Kahn also has trilobites, a fossilized frog, dinosaur eggs from a Hadrasaur found in China, oyster fossils from Texas, a whale vertebrae fossil from the Aurora River in eastern North Carolina, and petrified wood from Madagascar that dates back to the Triassic Period.
“It’s thrilling to hold a piece of history in your hands,” he says.
The Megalodon’s prehistoric teeth are especially fun to share with children’s groups who come into the store. The Megalodon was once the earth’s ultimate predator with a mouth nine feet wide and jaws that opened 11 feet tall. Precursors to the great white shark, they weighed about 50 to 60 tons and had a set of 200 teeth.
“Do you know what they ate?” Kahn asks a wide-eyed listener. “Anything they wanted.”
Kahn knows it’s not just the sparkle of a rare stone that gives it its luster. It’s the story behind it. And for more than three decades, he’s been more than happy to impart his knowledge to anyone willing to learn.
“If it’s worth doing, it’s worth doing well,” he says.
Perhaps the biggest jewel of his job is interacting with customers.
“You find out you have so much in common with so many people,” he says. “I get a lot of information from my customers.”

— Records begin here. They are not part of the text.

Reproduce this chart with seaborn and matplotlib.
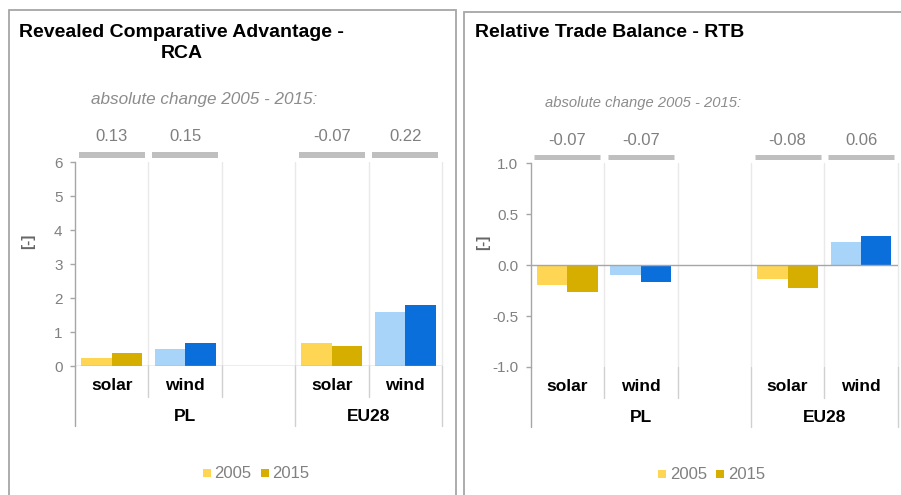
import matplotlib
matplotlib.use("Agg")
import matplotlib.pyplot as plt
import matplotlib.transforms as mtransforms
from matplotlib.patches import Rectangle
from matplotlib.lines import Line2D
import seaborn as sns
import pandas as pd

# ---------------- data ----------------
regions = ["PL", "PL", "EU28", "EU28"]
techs = ["solar", "wind", "solar", "wind"]
years = ["2005", "2015"]
rca_2005 = [0.24, 0.51, 0.67, 1.58]
rca_2015 = [0.37, 0.67, 0.60, 1.80]
rtb_2005 = [-0.19, -0.10, -0.14, 0.23]
rtb_2015 = [-0.26, -0.17, -0.22, 0.29]
rca_change = ["0.13", "0.15", "-0.07", "0.22"]
rtb_change = ["-0.07", "-0.07", "-0.08", "0.06"]
slot_order = ["PL solar", "PL wind", "PL gap", "EU28 solar", "EU28 wind"]
group_labels = ["PL", "EU28"]

solar_colors = {"2005": "#FFD653", "2015": "#D6AE00"}
wind_colors = {"2005": "#A9D4FA", "2015": "#0A6FDA"}

sns.set_theme(style="white")
plt.rcParams["font.family"] = ["Liberation Sans", "DejaVu Sans"]

def make_df(v05, v15):
    rows = []
    for r, t, a, b in zip(regions, techs, v05, v15):
        rows.append({"slot": f"{r} {t}", "tech": t, "year": "2005", "value": a})
        rows.append({"slot": f"{r} {t}", "tech": t, "year": "2015", "value": b})
    return pd.DataFrame(rows)

fig = plt.figure(figsize=(9.01, 4.95), dpi=100)
W, H = 901, 495

def px_axes(x0, y0, x1, y1):
    return fig.add_axes([x0 / W, 1 - y1 / H, (x1 - x0) / W, (y1 - y0) / H])

# panel borders
for (x0, y0, x1) in [(9, 10, 456.5), (464, 11.5, 910)]:
    fig.add_artist(Rectangle((x0 / W, 1 - 510 / H), (x1 - x0) / W, (510 - y0) / H,
                             transform=fig.transFigure, fill=False,
                             edgecolor="#A6A6A6", linewidth=1.3))

# titles
fig.text(19 / W, 1 - 36.7 / H, "Revealed Comparative Advantage -", fontsize=14,
         fontweight="bold", color="black", ha="left", va="baseline")
fig.text(182 / W, 1 - 58.3 / H, "RCA", fontsize=14, fontweight="bold",
         color="black", ha="center", va="baseline")
fig.text(475 / W, 1 - 36.7 / H, "Relative Trade Balance - RTB", fontsize=14,
         fontweight="bold", color="black", ha="left", va="baseline")

ax1 = px_axes(75, 162, 442, 366)
ax2 = px_axes(530.7, 163.3, 897.7, 367)

specs = [
    (ax1, make_df(rca_2005, rca_2015), (0, 6), [0, 1, 2, 3, 4, 5, 6], "{:.0f}", rca_change,
     dict(bar_y=1.036, bar_lw=4.3, chg_y=1.124, abs_x=0.351, abs_y=1.304, abs_fs=12.3,
          tick_y=-0.098, grp_y=-0.248, sep_t=-0.15, sep_g=-0.294, leg_y=-0.529,
          lab_x=-0.128, lab_y=0.609)),
    (ax2, make_df(rtb_2005, rtb_2015), (-1, 1), [-1.0, -0.5, 0.0, 0.5, 1.0], "{:.1f}", rtb_change,
     dict(bar_y=1.031, bar_lw=3.6, chg_y=1.114, abs_x=0.306, abs_y=1.296, abs_fs=10.6,
          tick_y=-0.098, grp_y=-0.249, sep_t=-0.152, sep_g=-0.295, leg_y=-0.530,
          lab_x=-0.13, lab_y=0.61)),
]

for ax, df, ylim, yticks, fmt, changes, p in specs:
    for i in [0.5, 1.5, 2.5, 3.5, 4.5]:
        ax.axvline(i, color="#E9E9E9", lw=1, zorder=0, clip_on=False)
    for tech, pal in [("solar", solar_colors), ("wind", wind_colors)]:
        sns.barplot(data=df[df["tech"] == tech], x="slot", y="value", hue="year",
                    order=slot_order, hue_order=years, palette=pal, width=0.83,
                    saturation=1, errorbar=None, linewidth=0, legend=False, ax=ax,
                    zorder=2)
    ax.set_xlim(-0.5, 4.5)
    ax.set_ylim(*ylim)
    ax.set_yticks(yticks)
    ax.set_yticklabels([fmt.format(v) for v in yticks])
    ax.set_xlabel("")
    ax.set_ylabel("")
    ax.axhline(0, color="#A6A6A6", lw=1, zorder=3)
    for s in ["top", "right", "bottom"]:
        ax.spines[s].set_visible(False)
    ax.spines["left"].set_color("#A6A6A6")
    ax.spines["left"].set_linewidth(1)
    ax.tick_params(axis="y", left=True, length=3.5, width=1, color="#A6A6A6",
                   labelsize=11, labelcolor="#808080", pad=5.5)
    ax.tick_params(axis="x", bottom=False, labelbottom=False)
    ax.set_facecolor("none")

    trans = mtransforms.blended_transform_factory(ax.transData, ax.transAxes)
    data_slots = [0, 1, 3, 4]
    for i, ch, t in zip(data_slots, changes, techs):
        ax.plot([i - 0.45, i + 0.45], [p["bar_y"]] * 2, transform=trans, lw=p["bar_lw"],
                color="#BFBFBF", solid_capstyle="butt", clip_on=False)
        ax.text(i, p["chg_y"], ch, transform=trans, ha="center", va="center",
                fontsize=12, color="#7F7F7F")
        ax.text(i, p["tick_y"], t, transform=trans, ha="center", va="center",
                fontsize=12.5, fontweight="bold", color="black")
    ax.text(p["abs_x"], p["abs_y"], "absolute change 2005 - 2015:", transform=ax.transAxes,
            ha="center", va="center", fontsize=p["abs_fs"], style="italic", color="#8C8C8C")
    for xg, g in zip([1.0, 3.5], group_labels):
        ax.text(xg, p["grp_y"], g, transform=trans, ha="center", va="center",
                fontsize=12.5, fontweight="bold", color="black")
    for xs in [0.5, 1.5, 3.5]:
        ax.plot([xs, xs], [0, p["sep_t"]], transform=trans, color="#D0D0D0", lw=1,
                clip_on=False)
    for xs in [-0.5, 2.5, 4.5]:
        ax.plot([xs, xs], [0, p["sep_g"]], transform=trans,
                color="#A6A6A6" if xs == -0.5 else "#D0D0D0", lw=1, clip_on=False)
    ax.text(p["lab_x"], p["lab_y"], "[-]", transform=ax.transAxes, rotation=90,
            ha="center", va="center", fontsize=11, fontweight="bold", color="#666666")

    handles = [Line2D([], [], marker="s", linestyle="", markersize=6,
                      markerfacecolor=solar_colors[y], markeredgewidth=0) for y in years]
    leg = ax.legend(handles, years, loc="center", bbox_to_anchor=(0.492, p["leg_y"]),
                    ncol=2, frameon=False, handlelength=0.6, handletextpad=0.15,
                    columnspacing=0.5, fontsize=12)
    for txt in leg.get_texts():
        txt.set_color("#808080")

fig.savefig("out.png", dpi=100)
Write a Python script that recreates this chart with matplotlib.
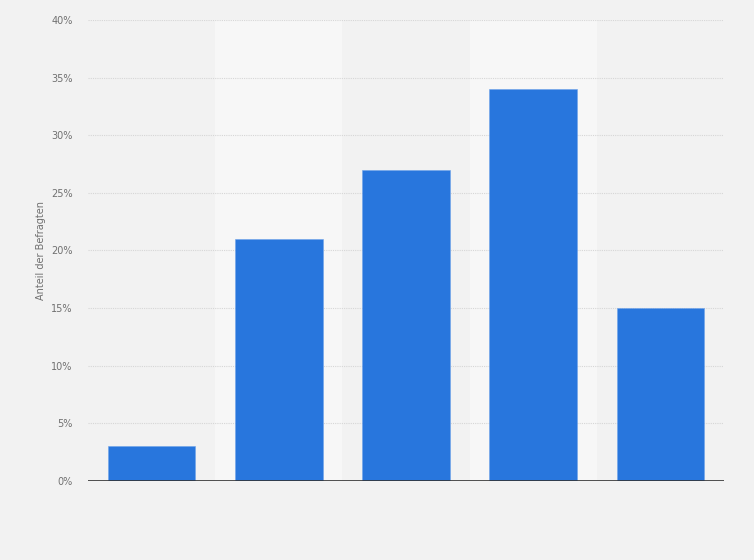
import matplotlib
matplotlib.use("Agg")
import matplotlib.pyplot as plt
from matplotlib.ticker import FuncFormatter

# data
categories = ["1", "2", "3", "4", "5"]
shares = [3, 21, 27, 34, 15]
yticks = [0, 5, 10, 15, 20, 25, 30, 35, 40]

bg = "#f2f2f2"
band = "#f7f7f7"
bar_color = "#2876dd"

fig = plt.figure(figsize=(7.54, 5.60), dpi=100, facecolor=bg)
ax = fig.add_axes([0.1167, 0.1411, 0.8435, 0.8232])
ax.set_facecolor(bg)

x = list(range(len(categories)))

# alternating lighter column bands
for i in x:
    if i % 2 == 1:
        ax.axvspan(i - 0.5, i + 0.5, color=band, zorder=0, lw=0)

ax.bar(x, shares, width=0.69, color=bar_color, zorder=3,
       edgecolor="#6fa3ea", linewidth=0.4)

ax.set_xlim(-0.5, len(categories) - 0.5)
ax.set_ylim(0, 40)
ax.set_yticks(yticks)
ax.yaxis.set_major_formatter(FuncFormatter(lambda v, p: f"{int(v)}%"))
ax.set_xticks([])

ax.grid(axis="y", color="#d6d6d6", linestyle=(0, (1, 1)), linewidth=0.8, zorder=1)
ax.axhline(0, color="#333333", linewidth=1.2, zorder=4)

for s in ax.spines.values():
    s.set_visible(False)
ax.tick_params(axis="y", length=0, pad=11, labelsize=7, labelcolor="#707070")
ax.set_ylabel("Anteil der Befragten", fontsize=7, color="#707070", labelpad=4)

fig.savefig("out.png", dpi=100, facecolor=bg)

Kahn’s key to success is simple: do whatever it takes to be successful. For him, that meant working 15 to 16 hours a day, seven days a week, plus holidays and going without salary sometimes. In his peak years, he’d work from 4:30 or 5 in the morning until 11 at night. Lately, he’s slowing down some, looking forward to vacations, planning trips to destinations he’s always wanted to visit out West — Dinosaur Park, Glacier National Park, the Grand Canyon, Arches National Park.
Surely, it’ll be hard not to pass up a few heavy souvenirs to haul home. After all, Burt Kahn is the kind of guy who leaves no stone unturned.